** BEGIN Data lines **

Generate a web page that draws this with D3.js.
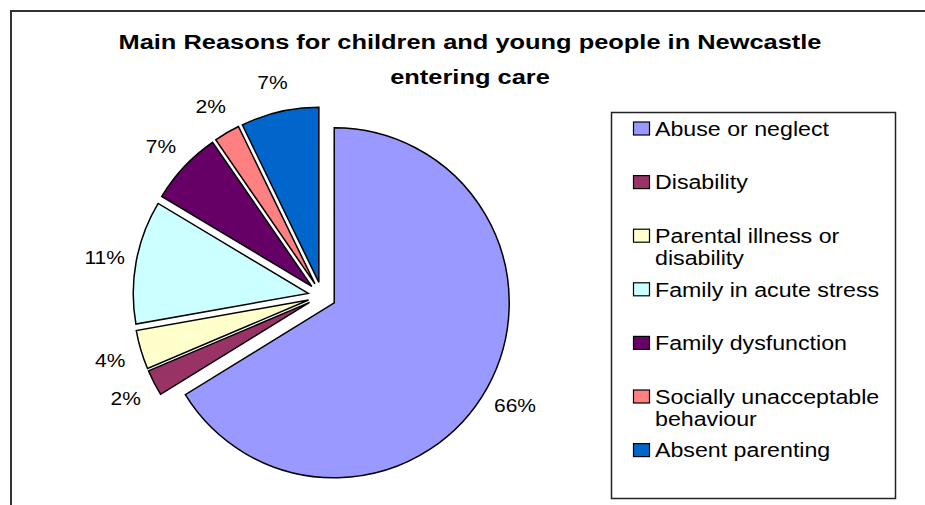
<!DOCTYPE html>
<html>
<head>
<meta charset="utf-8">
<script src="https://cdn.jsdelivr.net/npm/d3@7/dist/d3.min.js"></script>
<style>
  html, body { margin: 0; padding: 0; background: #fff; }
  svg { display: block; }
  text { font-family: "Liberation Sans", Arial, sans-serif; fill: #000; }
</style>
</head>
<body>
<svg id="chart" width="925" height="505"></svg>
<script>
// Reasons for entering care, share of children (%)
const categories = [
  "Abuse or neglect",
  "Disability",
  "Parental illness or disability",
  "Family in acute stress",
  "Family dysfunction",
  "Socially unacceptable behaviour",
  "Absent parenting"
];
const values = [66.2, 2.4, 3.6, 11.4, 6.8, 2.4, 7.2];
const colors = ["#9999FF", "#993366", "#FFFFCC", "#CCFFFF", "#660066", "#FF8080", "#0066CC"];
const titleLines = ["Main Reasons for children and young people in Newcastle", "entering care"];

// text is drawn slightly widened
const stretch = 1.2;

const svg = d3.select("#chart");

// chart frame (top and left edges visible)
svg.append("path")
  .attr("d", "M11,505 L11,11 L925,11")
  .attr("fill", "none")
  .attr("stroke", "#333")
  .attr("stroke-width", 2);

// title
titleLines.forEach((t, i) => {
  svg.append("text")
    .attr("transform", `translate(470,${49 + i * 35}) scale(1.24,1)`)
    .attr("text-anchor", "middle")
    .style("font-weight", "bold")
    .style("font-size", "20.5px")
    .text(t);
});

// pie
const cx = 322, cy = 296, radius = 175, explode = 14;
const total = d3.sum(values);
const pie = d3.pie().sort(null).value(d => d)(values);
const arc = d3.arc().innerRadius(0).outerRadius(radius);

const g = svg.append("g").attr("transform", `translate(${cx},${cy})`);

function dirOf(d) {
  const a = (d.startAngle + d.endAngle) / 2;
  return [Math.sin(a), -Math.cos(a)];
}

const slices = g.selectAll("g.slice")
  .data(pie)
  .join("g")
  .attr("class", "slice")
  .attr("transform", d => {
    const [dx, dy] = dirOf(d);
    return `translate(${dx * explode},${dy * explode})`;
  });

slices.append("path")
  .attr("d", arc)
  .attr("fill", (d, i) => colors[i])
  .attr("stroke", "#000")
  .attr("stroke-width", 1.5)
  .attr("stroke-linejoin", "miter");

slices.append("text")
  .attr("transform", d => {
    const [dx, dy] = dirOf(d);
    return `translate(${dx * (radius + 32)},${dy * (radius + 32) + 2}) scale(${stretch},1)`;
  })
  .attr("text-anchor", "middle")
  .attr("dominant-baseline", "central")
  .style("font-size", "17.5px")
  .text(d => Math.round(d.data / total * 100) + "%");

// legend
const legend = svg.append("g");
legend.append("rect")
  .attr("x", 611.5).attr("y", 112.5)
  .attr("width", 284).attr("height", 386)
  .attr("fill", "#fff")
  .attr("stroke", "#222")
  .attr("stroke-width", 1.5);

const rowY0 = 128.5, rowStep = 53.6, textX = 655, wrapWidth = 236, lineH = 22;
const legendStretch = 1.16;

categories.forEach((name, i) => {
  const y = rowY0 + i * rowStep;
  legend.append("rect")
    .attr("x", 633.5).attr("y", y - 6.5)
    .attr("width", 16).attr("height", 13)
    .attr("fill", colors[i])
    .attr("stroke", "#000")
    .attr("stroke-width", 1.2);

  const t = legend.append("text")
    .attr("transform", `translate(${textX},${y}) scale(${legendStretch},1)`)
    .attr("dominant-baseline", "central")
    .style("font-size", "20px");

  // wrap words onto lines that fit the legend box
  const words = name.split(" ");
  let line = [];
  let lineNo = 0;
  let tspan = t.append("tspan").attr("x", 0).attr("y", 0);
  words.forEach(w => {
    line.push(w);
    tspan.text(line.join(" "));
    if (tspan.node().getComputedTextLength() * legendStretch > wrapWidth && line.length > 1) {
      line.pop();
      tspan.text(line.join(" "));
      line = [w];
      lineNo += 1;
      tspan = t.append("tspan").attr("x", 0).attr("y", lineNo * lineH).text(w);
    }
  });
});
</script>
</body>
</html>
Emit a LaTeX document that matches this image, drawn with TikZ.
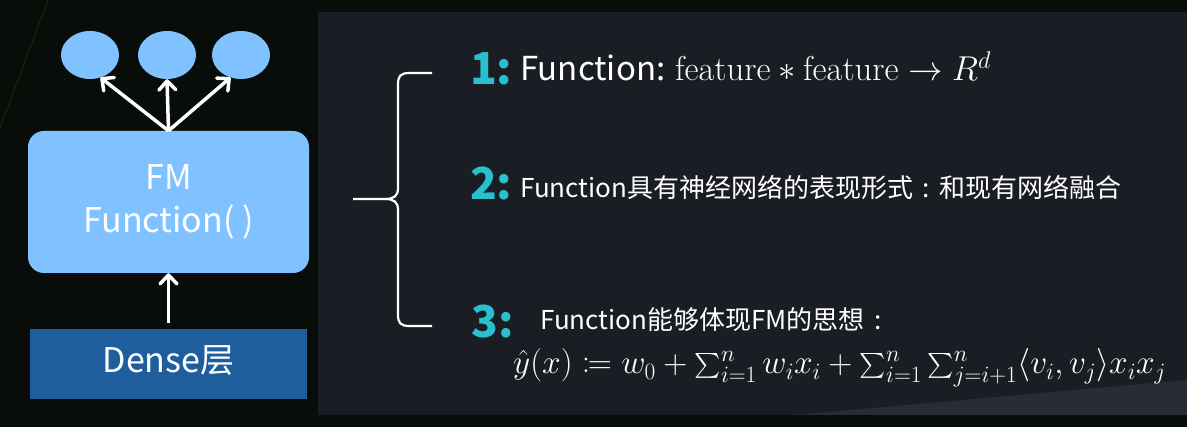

** END Data lines **
** BEGIN Data lines **

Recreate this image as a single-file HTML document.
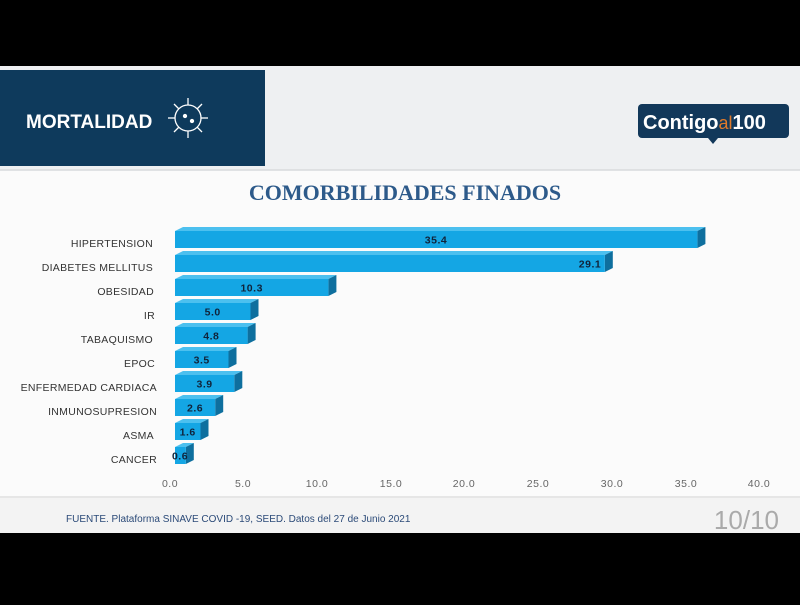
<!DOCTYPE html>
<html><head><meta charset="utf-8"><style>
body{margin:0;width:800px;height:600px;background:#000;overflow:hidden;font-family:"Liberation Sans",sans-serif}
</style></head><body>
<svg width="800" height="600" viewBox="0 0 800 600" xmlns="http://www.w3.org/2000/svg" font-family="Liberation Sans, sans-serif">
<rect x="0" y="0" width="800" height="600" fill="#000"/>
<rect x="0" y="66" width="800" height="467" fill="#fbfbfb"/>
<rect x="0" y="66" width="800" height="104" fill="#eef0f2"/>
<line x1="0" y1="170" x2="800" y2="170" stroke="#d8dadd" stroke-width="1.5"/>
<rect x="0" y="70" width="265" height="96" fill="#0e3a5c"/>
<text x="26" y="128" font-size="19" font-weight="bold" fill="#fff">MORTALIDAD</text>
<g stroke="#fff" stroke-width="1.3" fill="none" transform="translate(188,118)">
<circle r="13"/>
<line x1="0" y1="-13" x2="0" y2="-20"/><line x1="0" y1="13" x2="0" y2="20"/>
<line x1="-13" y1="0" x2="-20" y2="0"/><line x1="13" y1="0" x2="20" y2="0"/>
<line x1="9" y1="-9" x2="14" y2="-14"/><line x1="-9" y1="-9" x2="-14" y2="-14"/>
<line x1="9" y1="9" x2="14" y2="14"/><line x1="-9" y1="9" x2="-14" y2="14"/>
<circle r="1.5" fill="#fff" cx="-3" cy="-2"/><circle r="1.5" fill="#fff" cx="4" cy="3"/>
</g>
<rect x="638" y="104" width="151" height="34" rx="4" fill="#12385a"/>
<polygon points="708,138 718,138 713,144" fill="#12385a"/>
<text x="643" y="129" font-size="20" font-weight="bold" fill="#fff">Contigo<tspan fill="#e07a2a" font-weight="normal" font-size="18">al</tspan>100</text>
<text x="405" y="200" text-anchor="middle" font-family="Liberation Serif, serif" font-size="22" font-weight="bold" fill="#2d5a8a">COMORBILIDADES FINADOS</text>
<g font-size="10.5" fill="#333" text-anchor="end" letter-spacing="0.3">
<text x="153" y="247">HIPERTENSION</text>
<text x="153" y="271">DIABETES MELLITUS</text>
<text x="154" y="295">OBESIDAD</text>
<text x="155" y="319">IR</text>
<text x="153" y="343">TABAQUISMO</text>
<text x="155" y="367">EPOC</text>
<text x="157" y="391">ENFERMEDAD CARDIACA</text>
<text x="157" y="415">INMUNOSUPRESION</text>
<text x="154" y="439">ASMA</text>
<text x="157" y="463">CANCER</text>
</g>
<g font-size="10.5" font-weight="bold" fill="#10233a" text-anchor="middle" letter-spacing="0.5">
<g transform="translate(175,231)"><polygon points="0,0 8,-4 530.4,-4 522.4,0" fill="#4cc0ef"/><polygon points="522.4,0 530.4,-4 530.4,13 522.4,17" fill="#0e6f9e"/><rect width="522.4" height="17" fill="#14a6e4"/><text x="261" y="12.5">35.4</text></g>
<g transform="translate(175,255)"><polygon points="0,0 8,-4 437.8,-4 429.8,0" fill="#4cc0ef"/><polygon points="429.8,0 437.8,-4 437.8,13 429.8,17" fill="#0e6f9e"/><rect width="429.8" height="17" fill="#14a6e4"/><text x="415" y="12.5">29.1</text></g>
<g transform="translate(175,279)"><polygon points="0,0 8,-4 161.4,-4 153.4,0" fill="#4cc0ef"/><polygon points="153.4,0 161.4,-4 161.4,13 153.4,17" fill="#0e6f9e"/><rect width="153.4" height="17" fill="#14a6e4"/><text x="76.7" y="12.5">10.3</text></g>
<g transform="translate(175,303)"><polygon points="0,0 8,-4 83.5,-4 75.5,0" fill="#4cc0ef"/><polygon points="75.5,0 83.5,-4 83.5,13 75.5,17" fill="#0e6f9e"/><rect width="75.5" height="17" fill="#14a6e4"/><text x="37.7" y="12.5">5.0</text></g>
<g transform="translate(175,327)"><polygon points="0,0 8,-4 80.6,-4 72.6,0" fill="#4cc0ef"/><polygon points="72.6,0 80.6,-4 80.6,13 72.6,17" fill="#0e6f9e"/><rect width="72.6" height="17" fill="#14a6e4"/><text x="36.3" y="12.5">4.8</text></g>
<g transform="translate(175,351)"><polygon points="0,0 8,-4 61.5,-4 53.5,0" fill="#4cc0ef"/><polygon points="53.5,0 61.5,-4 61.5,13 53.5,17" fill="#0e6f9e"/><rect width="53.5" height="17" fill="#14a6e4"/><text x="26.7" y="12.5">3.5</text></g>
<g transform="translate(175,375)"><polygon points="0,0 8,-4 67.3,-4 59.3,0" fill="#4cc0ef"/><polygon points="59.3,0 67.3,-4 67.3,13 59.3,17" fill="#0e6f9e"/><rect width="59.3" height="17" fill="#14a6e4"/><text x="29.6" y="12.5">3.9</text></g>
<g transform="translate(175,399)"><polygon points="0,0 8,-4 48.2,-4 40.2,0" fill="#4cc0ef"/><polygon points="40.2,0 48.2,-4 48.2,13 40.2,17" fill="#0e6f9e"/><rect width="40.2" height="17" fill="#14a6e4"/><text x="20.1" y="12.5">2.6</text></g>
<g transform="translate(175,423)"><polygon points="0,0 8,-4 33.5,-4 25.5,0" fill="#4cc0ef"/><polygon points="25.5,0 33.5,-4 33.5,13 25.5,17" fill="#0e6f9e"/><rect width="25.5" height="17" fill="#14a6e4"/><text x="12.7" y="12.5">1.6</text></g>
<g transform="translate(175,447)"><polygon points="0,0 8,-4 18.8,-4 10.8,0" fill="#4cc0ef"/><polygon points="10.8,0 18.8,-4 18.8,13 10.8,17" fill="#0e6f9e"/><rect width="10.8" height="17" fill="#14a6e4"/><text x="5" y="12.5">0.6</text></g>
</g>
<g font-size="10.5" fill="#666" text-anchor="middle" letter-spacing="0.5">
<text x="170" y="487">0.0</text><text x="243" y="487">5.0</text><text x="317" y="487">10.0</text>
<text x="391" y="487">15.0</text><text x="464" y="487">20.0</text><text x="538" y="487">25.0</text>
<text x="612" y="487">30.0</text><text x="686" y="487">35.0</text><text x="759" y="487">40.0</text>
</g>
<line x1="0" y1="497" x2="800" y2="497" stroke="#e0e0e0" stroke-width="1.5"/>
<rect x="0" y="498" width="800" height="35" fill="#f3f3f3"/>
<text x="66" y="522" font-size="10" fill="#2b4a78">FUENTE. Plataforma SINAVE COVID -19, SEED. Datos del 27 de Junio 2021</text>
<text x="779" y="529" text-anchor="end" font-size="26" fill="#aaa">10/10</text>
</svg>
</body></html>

** END Data lines **

◆ Your task ◆
Above are the records; copy every line in them that holds the word "this".

◆ Full response ◆
Generate a web page that draws this with D3.js.
Emit a LaTeX document that matches this image, drawn with TikZ.
Recreate this image as a single-file HTML document.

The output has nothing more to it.